## [Given problem]
Using the material below, copy every line where "this" appears.

[Begin]

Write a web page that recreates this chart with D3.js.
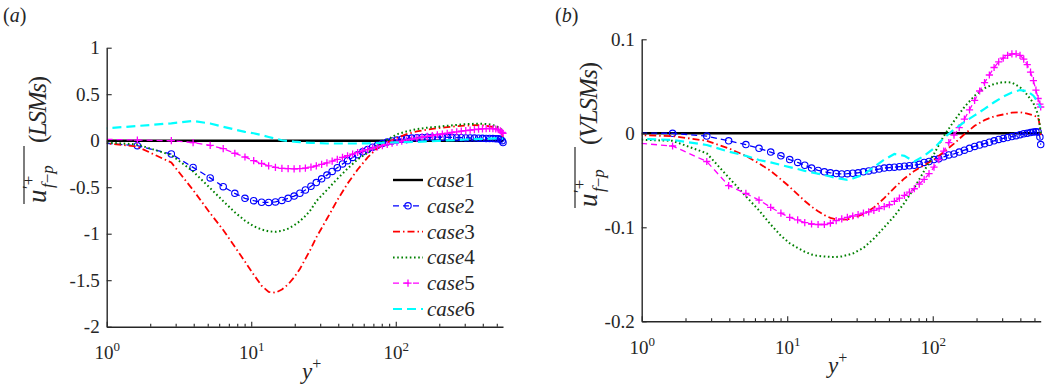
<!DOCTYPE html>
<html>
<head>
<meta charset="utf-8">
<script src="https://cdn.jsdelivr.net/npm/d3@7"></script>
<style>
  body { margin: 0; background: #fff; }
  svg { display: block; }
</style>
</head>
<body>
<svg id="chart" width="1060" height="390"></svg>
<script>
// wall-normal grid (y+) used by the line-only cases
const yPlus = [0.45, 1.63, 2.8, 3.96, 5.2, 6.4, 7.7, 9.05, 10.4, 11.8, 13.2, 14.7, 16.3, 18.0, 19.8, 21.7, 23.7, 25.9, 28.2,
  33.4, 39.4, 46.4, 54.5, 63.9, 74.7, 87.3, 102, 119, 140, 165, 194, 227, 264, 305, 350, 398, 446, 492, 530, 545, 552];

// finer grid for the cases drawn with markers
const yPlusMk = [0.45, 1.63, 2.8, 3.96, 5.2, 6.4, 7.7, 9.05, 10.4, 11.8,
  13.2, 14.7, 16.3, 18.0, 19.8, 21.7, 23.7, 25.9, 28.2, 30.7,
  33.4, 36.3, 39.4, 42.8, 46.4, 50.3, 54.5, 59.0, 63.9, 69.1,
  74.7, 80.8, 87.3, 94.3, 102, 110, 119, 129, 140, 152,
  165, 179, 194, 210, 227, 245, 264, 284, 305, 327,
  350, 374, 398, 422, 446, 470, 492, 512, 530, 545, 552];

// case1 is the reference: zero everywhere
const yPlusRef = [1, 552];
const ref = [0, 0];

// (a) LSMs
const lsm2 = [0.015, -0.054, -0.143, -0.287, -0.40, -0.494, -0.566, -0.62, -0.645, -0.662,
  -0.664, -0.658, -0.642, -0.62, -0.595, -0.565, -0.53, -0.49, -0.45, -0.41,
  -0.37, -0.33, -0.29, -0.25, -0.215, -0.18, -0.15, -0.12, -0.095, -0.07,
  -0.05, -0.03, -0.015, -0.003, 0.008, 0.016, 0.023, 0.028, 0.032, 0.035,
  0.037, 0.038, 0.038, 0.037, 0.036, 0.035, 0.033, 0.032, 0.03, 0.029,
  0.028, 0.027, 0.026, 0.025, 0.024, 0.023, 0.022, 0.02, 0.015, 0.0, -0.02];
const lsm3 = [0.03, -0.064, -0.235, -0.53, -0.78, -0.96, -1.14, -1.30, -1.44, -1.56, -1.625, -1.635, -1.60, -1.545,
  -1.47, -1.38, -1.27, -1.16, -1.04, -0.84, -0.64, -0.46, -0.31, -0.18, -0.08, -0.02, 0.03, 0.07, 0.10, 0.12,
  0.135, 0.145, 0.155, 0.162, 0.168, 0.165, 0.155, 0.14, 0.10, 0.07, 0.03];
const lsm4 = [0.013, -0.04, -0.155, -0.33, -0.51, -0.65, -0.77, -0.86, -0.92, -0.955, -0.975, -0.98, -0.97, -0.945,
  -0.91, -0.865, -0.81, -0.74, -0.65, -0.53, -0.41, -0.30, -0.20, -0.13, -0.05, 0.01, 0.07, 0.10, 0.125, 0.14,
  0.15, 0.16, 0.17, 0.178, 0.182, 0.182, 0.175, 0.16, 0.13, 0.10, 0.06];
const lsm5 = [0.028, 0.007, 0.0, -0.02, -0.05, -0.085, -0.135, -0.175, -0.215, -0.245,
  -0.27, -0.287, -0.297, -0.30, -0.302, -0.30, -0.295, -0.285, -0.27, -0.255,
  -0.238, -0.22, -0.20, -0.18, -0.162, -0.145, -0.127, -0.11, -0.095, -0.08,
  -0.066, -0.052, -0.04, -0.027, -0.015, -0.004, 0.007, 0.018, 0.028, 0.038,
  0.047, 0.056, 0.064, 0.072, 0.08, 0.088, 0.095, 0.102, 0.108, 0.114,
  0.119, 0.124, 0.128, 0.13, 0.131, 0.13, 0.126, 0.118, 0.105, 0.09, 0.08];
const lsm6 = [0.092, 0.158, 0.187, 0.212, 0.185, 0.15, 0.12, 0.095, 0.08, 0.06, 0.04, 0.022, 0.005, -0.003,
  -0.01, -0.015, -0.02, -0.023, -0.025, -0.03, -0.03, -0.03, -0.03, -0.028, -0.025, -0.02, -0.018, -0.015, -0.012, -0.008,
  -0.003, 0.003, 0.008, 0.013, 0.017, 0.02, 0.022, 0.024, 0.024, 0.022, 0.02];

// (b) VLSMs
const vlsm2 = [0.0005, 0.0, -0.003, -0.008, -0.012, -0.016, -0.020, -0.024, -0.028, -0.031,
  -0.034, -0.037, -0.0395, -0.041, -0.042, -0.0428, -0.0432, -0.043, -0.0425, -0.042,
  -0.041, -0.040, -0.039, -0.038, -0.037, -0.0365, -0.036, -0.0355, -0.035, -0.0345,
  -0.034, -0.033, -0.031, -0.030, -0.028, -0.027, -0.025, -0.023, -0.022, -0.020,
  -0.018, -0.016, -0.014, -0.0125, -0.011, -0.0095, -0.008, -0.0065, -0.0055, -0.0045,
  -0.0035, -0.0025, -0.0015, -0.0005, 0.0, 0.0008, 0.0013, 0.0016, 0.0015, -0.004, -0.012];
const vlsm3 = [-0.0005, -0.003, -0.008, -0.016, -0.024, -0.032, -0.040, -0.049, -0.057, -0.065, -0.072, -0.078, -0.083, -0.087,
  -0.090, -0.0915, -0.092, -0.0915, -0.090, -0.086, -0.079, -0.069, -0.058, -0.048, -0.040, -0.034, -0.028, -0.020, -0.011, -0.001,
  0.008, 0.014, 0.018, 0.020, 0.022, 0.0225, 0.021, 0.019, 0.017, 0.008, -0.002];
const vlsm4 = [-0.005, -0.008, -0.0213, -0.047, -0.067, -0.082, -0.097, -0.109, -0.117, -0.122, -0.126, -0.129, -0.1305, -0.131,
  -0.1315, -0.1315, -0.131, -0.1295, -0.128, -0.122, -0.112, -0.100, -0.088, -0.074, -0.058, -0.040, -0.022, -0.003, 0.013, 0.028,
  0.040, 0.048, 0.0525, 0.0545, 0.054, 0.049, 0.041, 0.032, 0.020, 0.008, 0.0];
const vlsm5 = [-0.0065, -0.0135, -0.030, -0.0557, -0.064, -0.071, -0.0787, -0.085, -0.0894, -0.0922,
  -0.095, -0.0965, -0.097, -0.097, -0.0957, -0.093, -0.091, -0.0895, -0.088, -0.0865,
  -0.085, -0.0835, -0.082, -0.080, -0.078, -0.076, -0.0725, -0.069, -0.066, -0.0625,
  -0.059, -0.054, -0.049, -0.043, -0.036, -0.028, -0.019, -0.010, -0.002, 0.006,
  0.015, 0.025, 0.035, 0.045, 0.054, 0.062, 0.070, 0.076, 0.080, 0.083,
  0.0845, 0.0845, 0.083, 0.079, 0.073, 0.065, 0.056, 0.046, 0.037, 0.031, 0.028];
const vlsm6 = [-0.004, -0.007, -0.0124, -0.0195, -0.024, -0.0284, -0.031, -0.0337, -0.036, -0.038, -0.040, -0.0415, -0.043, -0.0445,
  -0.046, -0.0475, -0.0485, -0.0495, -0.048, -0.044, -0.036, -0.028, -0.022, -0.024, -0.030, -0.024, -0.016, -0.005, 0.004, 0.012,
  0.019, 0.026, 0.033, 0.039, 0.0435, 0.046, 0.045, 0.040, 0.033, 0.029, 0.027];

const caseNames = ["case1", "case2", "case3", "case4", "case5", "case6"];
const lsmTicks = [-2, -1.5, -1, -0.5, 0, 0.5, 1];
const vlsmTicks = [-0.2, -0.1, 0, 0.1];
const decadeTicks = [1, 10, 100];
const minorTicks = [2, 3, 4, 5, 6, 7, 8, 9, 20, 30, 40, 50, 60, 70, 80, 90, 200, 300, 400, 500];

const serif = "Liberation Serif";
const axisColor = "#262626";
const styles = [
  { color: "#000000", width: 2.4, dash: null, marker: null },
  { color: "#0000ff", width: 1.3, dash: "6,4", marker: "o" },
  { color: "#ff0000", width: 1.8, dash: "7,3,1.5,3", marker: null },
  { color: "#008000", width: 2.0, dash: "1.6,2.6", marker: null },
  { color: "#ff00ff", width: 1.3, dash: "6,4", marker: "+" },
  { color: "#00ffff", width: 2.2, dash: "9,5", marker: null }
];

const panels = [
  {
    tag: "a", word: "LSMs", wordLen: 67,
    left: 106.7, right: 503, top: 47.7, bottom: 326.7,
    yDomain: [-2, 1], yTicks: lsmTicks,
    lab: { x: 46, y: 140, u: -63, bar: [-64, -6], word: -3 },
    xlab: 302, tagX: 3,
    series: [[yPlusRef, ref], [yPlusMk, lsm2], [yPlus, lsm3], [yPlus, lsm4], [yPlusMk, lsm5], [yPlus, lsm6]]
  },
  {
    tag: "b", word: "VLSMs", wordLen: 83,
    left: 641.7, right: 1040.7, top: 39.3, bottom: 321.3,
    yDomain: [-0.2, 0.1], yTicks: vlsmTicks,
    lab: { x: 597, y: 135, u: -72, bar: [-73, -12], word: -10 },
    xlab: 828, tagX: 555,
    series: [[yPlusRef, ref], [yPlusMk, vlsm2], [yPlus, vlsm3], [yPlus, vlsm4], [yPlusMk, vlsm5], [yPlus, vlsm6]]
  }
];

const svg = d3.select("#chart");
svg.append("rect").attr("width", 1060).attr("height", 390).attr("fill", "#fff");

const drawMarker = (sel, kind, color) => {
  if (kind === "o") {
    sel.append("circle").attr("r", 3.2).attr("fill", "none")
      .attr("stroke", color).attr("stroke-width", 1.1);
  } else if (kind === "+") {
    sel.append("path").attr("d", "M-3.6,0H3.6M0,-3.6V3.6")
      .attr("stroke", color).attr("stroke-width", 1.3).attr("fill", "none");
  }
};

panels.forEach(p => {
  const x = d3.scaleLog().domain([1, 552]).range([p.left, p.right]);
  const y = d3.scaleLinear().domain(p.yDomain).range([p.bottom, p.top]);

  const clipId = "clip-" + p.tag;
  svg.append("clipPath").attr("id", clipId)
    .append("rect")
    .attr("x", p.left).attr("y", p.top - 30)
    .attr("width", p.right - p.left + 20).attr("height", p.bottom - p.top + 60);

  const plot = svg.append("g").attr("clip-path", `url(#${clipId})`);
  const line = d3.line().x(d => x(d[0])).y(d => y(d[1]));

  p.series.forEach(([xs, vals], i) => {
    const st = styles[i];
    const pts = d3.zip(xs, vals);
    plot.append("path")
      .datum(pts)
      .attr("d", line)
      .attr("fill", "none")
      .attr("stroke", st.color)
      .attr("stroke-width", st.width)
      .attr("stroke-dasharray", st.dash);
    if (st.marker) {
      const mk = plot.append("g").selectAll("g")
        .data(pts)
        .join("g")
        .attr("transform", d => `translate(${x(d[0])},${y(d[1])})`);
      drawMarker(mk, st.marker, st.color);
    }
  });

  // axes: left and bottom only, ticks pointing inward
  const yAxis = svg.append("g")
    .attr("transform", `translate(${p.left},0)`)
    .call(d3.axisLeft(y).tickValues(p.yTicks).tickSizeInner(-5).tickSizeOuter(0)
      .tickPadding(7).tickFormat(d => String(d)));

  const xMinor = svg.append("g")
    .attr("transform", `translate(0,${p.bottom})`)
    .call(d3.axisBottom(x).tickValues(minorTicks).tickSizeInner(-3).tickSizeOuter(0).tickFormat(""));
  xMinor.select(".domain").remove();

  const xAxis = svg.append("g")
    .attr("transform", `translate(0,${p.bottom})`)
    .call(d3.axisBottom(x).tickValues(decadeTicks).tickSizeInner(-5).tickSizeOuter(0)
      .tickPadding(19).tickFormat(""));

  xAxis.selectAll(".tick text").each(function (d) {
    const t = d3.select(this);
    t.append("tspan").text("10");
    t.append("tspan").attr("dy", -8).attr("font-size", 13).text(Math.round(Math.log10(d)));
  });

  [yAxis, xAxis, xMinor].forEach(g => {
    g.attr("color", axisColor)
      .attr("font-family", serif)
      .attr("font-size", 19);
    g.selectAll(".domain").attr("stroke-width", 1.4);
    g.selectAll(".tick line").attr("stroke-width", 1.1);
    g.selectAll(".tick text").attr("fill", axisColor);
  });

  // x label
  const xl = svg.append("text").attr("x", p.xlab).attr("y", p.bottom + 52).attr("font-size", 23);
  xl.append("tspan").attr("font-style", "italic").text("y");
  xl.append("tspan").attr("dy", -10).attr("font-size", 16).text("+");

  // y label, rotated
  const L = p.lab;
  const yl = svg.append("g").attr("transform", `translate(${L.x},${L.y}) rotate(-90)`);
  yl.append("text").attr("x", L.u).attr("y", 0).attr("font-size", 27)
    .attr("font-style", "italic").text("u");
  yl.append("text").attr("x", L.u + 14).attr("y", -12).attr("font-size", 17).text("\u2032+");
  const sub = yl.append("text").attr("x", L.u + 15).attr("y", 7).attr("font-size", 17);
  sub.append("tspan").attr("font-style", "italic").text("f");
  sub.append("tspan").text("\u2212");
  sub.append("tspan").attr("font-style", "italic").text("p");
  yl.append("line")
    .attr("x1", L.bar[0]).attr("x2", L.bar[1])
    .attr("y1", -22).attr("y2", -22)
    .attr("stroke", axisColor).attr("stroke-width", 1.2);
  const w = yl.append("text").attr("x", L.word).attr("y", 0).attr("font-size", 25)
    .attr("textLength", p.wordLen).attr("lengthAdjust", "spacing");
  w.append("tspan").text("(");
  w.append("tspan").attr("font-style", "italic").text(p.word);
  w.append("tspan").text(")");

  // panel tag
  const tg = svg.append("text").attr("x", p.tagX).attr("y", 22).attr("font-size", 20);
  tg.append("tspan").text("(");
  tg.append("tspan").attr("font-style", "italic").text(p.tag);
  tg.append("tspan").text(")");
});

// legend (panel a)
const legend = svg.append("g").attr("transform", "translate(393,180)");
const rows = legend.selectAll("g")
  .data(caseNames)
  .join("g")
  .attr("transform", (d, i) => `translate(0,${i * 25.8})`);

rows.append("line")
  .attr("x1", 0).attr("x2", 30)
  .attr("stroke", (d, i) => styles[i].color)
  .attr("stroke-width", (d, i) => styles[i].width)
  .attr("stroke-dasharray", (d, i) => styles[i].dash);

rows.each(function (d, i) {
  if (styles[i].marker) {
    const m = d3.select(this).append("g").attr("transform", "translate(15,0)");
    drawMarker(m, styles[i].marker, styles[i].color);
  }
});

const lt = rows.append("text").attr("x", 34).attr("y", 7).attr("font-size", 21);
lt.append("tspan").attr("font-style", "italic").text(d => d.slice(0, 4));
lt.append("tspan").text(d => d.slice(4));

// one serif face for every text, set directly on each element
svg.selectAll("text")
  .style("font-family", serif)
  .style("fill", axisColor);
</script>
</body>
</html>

[End]

## [Correct output]
Write a web page that recreates this chart with D3.js.
    const t = d3.select(this);
    const m = d3.select(this).append("g").attr("transform", "translate(15,0)");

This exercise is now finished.